Eran las tres de la madrugada cuando Juan vio brillar entre la niebla las luces de Washington Square; apostose bajo la ventana de Linda, y se puso a silbar la canción.
Casi en seguida apareció el policía. Juan simuló seguir adelante y cuando el guardia volvió la cabeza se escondió en la entrada de un sótano. Cuando ya no se oyeron los pasos del policía, volvió a silbar.
Linda abrió la puerta y buscó ansiosa­mente en la penumbra con ojos ilumi­nados por la fe.

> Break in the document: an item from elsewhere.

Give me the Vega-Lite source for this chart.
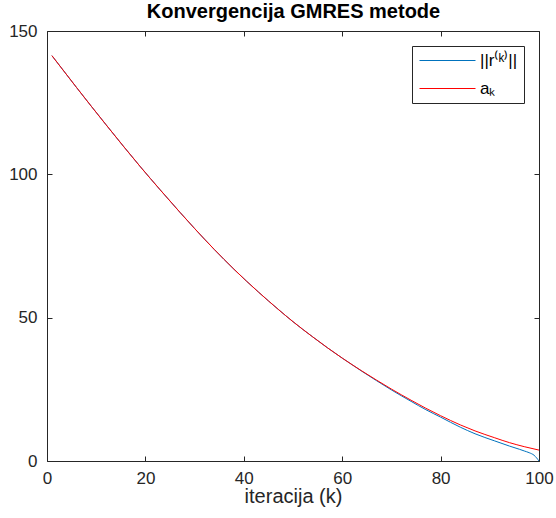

Ya llevaban un rato en el cuarto, ca­lentándose al fuego de la reducida chi­menea y esperando el café que Linda preparaba, cuando ella recordó súbitamente:
—Mi madre va a llegar de Wáshington a las seis.
—¿Qué dirá?
—¡Oh! — dijo riendo Linda—. No conoces, a mamá. Cuando te vea aquí, te pedirá que nos casemos inmediatamente. Y no pasará mucho tiempo sin que te perdone.
Linda estaba en lo cierto, pero el. perdón de mamá no fue efectivo hasta que Juan obtuvo aquel premio literario por...
¡Caramba! ¡Poco me faltó para decir quien era!